As the number of cores in our processors rise, new problems start to arise. The most critical of these are related to the way memory access gets slower and slower as more cores fight about it. We can solve this by finding an alternative to higher core count, and heterogeneity is one such alternative. The consept is to instead of a large count of cores that are equally good at all tasks, we can have a smaller number of cores speccializing in different operations. In doing so, we can have programs run their operations on the cores that are able to run the code best, resulting in a faster computer.
Since Intel Pentium 4, we have realized that running CPUs at blazing speeds create too much heat to be sustainable. We can't keep making smaller and smaller transistors if they still produce as much energy as they do today, as it simply gets too hot.
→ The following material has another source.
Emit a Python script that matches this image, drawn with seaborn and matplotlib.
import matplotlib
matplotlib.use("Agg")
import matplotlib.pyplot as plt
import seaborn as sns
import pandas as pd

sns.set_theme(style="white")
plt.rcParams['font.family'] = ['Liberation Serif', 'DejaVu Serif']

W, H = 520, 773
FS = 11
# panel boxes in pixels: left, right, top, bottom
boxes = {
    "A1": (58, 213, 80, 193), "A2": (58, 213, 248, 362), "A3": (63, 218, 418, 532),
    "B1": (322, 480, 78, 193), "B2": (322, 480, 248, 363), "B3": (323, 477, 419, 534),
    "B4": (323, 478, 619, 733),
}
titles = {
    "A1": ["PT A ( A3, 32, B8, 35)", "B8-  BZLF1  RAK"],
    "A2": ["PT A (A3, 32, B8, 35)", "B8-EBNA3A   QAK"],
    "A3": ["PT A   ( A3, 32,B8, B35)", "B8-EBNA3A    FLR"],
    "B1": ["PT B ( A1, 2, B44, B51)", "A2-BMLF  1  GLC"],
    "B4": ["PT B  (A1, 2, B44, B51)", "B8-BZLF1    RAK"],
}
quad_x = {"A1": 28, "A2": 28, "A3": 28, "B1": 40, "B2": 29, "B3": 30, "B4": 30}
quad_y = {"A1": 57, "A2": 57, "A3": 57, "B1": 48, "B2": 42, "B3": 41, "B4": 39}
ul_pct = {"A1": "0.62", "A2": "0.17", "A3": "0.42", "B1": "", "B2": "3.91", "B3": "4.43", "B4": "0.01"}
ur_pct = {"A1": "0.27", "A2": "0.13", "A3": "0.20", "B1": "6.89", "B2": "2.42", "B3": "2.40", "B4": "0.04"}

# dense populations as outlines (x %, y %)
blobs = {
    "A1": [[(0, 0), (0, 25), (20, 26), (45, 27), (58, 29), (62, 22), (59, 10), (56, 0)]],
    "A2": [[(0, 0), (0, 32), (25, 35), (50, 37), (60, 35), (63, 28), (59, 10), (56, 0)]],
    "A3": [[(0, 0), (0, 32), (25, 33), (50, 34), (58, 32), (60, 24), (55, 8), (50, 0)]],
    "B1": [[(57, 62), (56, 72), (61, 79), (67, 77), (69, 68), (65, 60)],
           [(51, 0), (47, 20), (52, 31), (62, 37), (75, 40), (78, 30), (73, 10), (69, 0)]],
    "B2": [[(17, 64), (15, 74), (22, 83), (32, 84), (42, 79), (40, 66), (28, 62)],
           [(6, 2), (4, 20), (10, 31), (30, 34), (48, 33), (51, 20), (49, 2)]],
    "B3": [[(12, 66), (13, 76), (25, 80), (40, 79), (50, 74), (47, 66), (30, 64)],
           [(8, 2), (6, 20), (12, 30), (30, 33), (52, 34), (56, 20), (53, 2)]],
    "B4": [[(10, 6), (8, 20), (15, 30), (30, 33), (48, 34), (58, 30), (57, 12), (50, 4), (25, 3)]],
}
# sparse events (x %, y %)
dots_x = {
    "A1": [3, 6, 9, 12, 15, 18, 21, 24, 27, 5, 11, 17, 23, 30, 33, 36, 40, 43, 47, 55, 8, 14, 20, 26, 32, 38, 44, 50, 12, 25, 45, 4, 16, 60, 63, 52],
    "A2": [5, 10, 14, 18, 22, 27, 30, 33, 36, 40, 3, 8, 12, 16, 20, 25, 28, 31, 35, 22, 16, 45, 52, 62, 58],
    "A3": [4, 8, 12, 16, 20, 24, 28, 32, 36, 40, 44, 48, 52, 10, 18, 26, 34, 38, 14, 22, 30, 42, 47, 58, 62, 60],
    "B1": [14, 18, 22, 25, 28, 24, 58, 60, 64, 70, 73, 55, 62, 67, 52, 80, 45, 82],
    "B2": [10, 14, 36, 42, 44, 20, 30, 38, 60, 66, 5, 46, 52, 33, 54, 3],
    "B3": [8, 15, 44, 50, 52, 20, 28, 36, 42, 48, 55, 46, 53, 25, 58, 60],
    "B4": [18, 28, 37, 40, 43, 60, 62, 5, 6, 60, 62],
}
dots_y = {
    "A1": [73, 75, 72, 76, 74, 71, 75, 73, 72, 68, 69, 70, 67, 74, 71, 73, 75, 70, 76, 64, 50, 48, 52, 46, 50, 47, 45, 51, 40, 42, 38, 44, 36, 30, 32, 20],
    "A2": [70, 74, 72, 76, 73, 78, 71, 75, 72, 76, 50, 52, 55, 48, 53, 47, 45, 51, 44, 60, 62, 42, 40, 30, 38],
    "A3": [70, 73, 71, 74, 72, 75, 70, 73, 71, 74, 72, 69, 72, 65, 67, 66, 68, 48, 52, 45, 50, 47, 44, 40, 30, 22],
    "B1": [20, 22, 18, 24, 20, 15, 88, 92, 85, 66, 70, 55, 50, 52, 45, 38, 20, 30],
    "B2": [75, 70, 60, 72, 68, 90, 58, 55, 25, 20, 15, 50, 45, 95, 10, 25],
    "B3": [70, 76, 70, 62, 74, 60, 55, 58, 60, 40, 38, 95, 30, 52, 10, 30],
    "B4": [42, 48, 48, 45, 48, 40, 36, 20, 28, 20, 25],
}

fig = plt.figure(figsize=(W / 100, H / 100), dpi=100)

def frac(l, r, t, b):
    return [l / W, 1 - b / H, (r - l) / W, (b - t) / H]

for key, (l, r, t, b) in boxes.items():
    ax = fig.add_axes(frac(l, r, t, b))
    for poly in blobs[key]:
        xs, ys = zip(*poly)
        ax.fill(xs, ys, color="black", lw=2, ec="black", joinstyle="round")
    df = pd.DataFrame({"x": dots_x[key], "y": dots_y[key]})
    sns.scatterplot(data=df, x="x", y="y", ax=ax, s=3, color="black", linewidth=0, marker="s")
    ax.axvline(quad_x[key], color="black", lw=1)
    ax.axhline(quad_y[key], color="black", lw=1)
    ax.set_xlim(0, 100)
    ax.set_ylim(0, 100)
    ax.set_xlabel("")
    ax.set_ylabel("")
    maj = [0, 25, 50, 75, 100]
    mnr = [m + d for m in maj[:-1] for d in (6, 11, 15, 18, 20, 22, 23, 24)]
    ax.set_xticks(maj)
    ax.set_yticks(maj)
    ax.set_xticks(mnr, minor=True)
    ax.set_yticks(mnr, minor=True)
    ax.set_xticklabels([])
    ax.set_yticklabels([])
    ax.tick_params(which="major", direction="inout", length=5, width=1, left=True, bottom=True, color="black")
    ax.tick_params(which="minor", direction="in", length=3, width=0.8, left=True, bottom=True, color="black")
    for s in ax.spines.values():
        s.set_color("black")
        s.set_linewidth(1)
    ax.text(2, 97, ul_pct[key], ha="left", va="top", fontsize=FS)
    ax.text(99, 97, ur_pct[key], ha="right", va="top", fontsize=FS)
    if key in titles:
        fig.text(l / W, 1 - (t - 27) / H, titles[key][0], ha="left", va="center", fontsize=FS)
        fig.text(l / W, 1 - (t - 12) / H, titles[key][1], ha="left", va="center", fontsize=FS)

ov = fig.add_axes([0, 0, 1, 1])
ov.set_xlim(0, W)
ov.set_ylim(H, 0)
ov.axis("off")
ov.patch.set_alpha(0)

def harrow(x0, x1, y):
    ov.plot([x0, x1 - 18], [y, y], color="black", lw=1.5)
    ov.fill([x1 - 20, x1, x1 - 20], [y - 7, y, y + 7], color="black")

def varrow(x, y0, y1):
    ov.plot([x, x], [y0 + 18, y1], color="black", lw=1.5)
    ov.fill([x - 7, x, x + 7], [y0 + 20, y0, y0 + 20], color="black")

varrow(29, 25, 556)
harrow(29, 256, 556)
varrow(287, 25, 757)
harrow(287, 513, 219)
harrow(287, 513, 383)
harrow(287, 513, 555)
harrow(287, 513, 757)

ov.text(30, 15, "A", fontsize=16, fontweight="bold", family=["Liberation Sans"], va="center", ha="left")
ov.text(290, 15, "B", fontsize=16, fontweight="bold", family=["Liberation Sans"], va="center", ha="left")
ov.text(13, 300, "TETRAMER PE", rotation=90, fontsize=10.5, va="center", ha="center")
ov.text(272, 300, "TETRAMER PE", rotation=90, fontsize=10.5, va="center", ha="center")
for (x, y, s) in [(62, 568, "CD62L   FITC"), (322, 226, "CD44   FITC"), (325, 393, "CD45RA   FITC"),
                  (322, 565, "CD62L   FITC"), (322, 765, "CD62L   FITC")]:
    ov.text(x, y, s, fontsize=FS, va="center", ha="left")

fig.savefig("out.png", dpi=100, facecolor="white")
There are many solutions to this in existing processors, but we need to keep being creative and finding new ways to make processors energy efficient if we are gonna keep creating more powerfull processors.
Vilje is the supercomputer at NTNU, and a bragging paper is in the curriculum.
- SGI Altix ICE X system
- eight core Intel Sandy Bridge processor
- two chips at each node
- 16 physical cores
- 32 logical cores
- 32 GB node memory
- 23040 cores
- 479.23 TFLOPS peak
- 8D enhanced hypercube
- currently 82nd at top500.org
Cooperation between met.no, NTNU and Sintef. Runs the weather forecast for Norway and Sweden.
Redefining the Role of the CPU in the Era of CPU-GPU Integration
This research studied modern architectures where some CPU instructions are offloaded to the GPU. They found that the CPU performed differently, mainly in the form of difficulties to exploit both ILP and load/store prefetching, more use of the branch predictor, and a lesser focus on vector instructions and utilisation of multi cores. Future CPU-GPU architectures need to redesign the CPU design, as it is still critical to maximize perfromance.